* _Exercise_
Copy out every line exactly, passing over the pictures.

------------------------------------------------------------------------

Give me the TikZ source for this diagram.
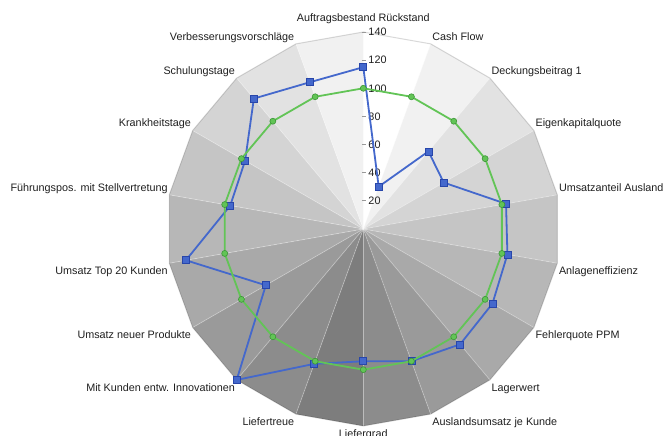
\documentclass[tikz,border=0pt]{standalone}
\usepackage{fontspec}
\setmainfont{Liberation Sans}

\definecolor{serieblue}{RGB}{68,104,204}
\definecolor{seriebluedark}{RGB}{40,70,170}
\definecolor{seriegreen}{RGB}{98,196,86}
\definecolor{seriegreendark}{RGB}{60,150,55}

\tikzset{
    lbl/.style={font=\fontsize{10.8}{13}\selectfont, text=black!88, inner xsep=1.5pt, inner ysep=2pt, text height=9pt, text depth=1.5pt},
    ticklbl/.style={lbl, anchor=west},
    tickmark/.style={draw=black!40, line width=0.8pt},
    spoke/.style={draw=white, draw opacity=0.3, line width=0.8pt},
    rim/.style={draw=black, draw opacity=0.15, line width=1pt},
    bluemark/.style={rectangle, draw=seriebluedark, fill=serieblue, minimum size=7pt, inner sep=0pt, line width=0.6pt},
    greenmark/.style={circle, draw=seriegreendark, fill=seriegreen, minimum size=6pt, inner sep=0pt, line width=0.6pt},
    blueline/.style={draw=serieblue, line width=1.8pt, line join=round},
    greenline/.style={draw=seriegreen, line width=1.8pt, line join=round}
}

\begin{document}
\begin{tikzpicture}[x=1pt, y=1pt]
    \useasboundingbox (-363.3,-207) rectangle (303.7,229);

    % axes and sectors
    \coordinate (c) at (0,0);
    \foreach \k in {0,...,17} \coordinate (v\k) at ({90-20*\k}:197);
    \foreach \k in {0,...,17} {
        \pgfmathsetmacro\dist{min(20*\k,360-20*\k)}
        \pgfmathsetmacro\shade{0.2824*\dist}
        \fill[black!\shade] (c) -- ({90-20*\k}:197) -- ({70-20*\k}:197) -- cycle;
    }
    \foreach \k in {0,...,17} \draw[spoke] (c) -- (v\k);
    \draw[rim] (v0) \foreach \k in {1,...,17} {-- (v\k)} -- cycle;

    % scale on the first axis
    \foreach \t in {20,40,...,140} {
        \draw[tickmark] (-1.5,{\t*1.40714}) -- (3,{\t*1.40714});
        \node[ticklbl] (t\t) at (3.5,{\t*1.40714}) {\t};
    }

    % labels
    \node[lbl, anchor=south, yshift=6.5pt] (l0) at (v0) {Auftragsbestand Rückstand};
    \node[lbl, anchor=south west] (l1) at (v1) {Cash Flow};
    \node[lbl, anchor=south west] (l2) at (v2) {Deckungsbeitrag 1};
    \node[lbl, anchor=south west] (l3) at (v3) {Eigenkapitalquote};
    \node[lbl, anchor=south west] (l4) at (v4) {Umsatzanteil Ausland};
    \node[lbl, anchor=north west] (l5) at (v5) {Anlageneffizienz};
    \node[lbl, anchor=north west] (l6) at (v6) {Fehlerquote PPM};
    \node[lbl, anchor=north west] (l7) at (v7) {Lagerwert};
    \node[lbl, anchor=north west] (l8) at (v8) {Auslandsumsatz je Kunde};
    \node[lbl, anchor=north] (l9) at (v9) {Liefergrad};
    \node[lbl, anchor=north east] (l10) at (v10) {Liefertreue};
    \node[lbl, anchor=north east] (l11) at (v11) {Mit Kunden entw. Innovationen};
    \node[lbl, anchor=north east] (l12) at (v12) {Umsatz neuer Produkte};
    \node[lbl, anchor=north east] (l13) at (v13) {Umsatz Top 20 Kunden};
    \node[lbl, anchor=south east] (l14) at (v14) {Führungspos. mit Stellvertretung};
    \node[lbl, anchor=south east] (l15) at (v15) {Krankheitstage};
    \node[lbl, anchor=south east] (l16) at (v16) {Schulungstage};
    \node[lbl, anchor=south east] (l17) at (v17) {Verbesserungsvorschläge};

    % blue series
    \foreach \v [count=\k from 0] in {115,32,72,66,103,104,106,107,100,94,102,140,80,128,96,97,121,111}
        \coordinate (b\k) at ({90-20*\k}:{\v*1.40714});
    \draw[blueline] (b0) \foreach \k in {1,...,17} {-- (b\k)} -- cycle;
    \foreach \k in {0,...,17} \node[bluemark] (bm\k) at (b\k) {};

    % green series
    \foreach \k in {0,...,17} \coordinate (g\k) at ({90-20*\k}:140.714);
    \draw[greenline] (g0) \foreach \k in {1,...,17} {-- (g\k)} -- cycle;
    \foreach \k in {0,...,17} \node[greenmark] (gm\k) at (g\k) {};
\end{tikzpicture}
\end{document}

------------------------------------------------------------------------

* _Answer for the task_
Give me the TikZ source for this diagram.
\documentclass[tikz,border=0pt]{standalone}
\usepackage{fontspec}
\setmainfont{Liberation Sans}

\definecolor{serieblue}{RGB}{68,104,204}
\definecolor{seriebluedark}{RGB}{40,70,170}
\definecolor{seriegreen}{RGB}{98,196,86}
\definecolor{seriegreendark}{RGB}{60,150,55}

\tikzset{
    lbl/.style={font=\fontsize{10.8}{13}\selectfont, text=black!88, inner xsep=1.5pt, inner ysep=2pt, text height=9pt, text depth=1.5pt},
    ticklbl/.style={lbl, anchor=west},
    tickmark/.style={draw=black!40, line width=0.8pt},
    spoke/.style={draw=white, draw opacity=0.3, line width=0.8pt},
    rim/.style={draw=black, draw opacity=0.15, line width=1pt},
    bluemark/.style={rectangle, draw=seriebluedark, fill=serieblue, minimum size=7pt, inner sep=0pt, line width=0.6pt},
    greenmark/.style={circle, draw=seriegreendark, fill=seriegreen, minimum size=6pt, inner sep=0pt, line width=0.6pt},
    blueline/.style={draw=serieblue, line width=1.8pt, line join=round},
    greenline/.style={draw=seriegreen, line width=1.8pt, line join=round}
}

\begin{document}
\begin{tikzpicture}[x=1pt, y=1pt]
    \useasboundingbox (-363.3,-207) rectangle (303.7,229);

    % axes and sectors
    \coordinate (c) at (0,0);
    \foreach \k in {0,...,17} \coordinate (v\k) at ({90-20*\k}:197);
    \foreach \k in {0,...,17} {
        \pgfmathsetmacro\dist{min(20*\k,360-20*\k)}
        \pgfmathsetmacro\shade{0.2824*\dist}
        \fill[black!\shade] (c) -- ({90-20*\k}:197) -- ({70-20*\k}:197) -- cycle;
    }
    \foreach \k in {0,...,17} \draw[spoke] (c) -- (v\k);
    \draw[rim] (v0) \foreach \k in {1,...,17} {-- (v\k)} -- cycle;

    % scale on the first axis
    \foreach \t in {20,40,...,140} {
        \draw[tickmark] (-1.5,{\t*1.40714}) -- (3,{\t*1.40714});
        \node[ticklbl] (t\t) at (3.5,{\t*1.40714}) {\t};
    }

    % labels
    \node[lbl, anchor=south, yshift=6.5pt] (l0) at (v0) {Auftragsbestand Rückstand};
    \node[lbl, anchor=south west] (l1) at (v1) {Cash Flow};
    \node[lbl, anchor=south west] (l2) at (v2) {Deckungsbeitrag 1};
    \node[lbl, anchor=south west] (l3) at (v3) {Eigenkapitalquote};
    \node[lbl, anchor=south west] (l4) at (v4) {Umsatzanteil Ausland};
    \node[lbl, anchor=north west] (l5) at (v5) {Anlageneffizienz};
    \node[lbl, anchor=north west] (l6) at (v6) {Fehlerquote PPM};
    \node[lbl, anchor=north west] (l7) at (v7) {Lagerwert};
    \node[lbl, anchor=north west] (l8) at (v8) {Auslandsumsatz je Kunde};
    \node[lbl, anchor=north] (l9) at (v9) {Liefergrad};
    \node[lbl, anchor=north east] (l10) at (v10) {Liefertreue};
    \node[lbl, anchor=north east] (l11) at (v11) {Mit Kunden entw. Innovationen};
    \node[lbl, anchor=north east] (l12) at (v12) {Umsatz neuer Produkte};
    \node[lbl, anchor=north east] (l13) at (v13) {Umsatz Top 20 Kunden};
    \node[lbl, anchor=south east] (l14) at (v14) {Führungspos. mit Stellvertretung};
    \node[lbl, anchor=south east] (l15) at (v15) {Krankheitstage};
    \node[lbl, anchor=south east] (l16) at (v16) {Schulungstage};
    \node[lbl, anchor=south east] (l17) at (v17) {Verbesserungsvorschläge};

    % blue series
    \foreach \v [count=\k from 0] in {115,32,72,66,103,104,106,107,100,94,102,140,80,128,96,97,121,111}
        \coordinate (b\k) at ({90-20*\k}:{\v*1.40714});
    \draw[blueline] (b0) \foreach \k in {1,...,17} {-- (b\k)} -- cycle;
    \foreach \k in {0,...,17} \node[bluemark] (bm\k) at (b\k) {};

    % green series
    \foreach \k in {0,...,17} \coordinate (g\k) at ({90-20*\k}:140.714);
    \draw[greenline] (g0) \foreach \k in {1,...,17} {-- (g\k)} -- cycle;
    \foreach \k in {0,...,17} \node[greenmark] (gm\k) at (g\k) {};
\end{tikzpicture}
\end{document}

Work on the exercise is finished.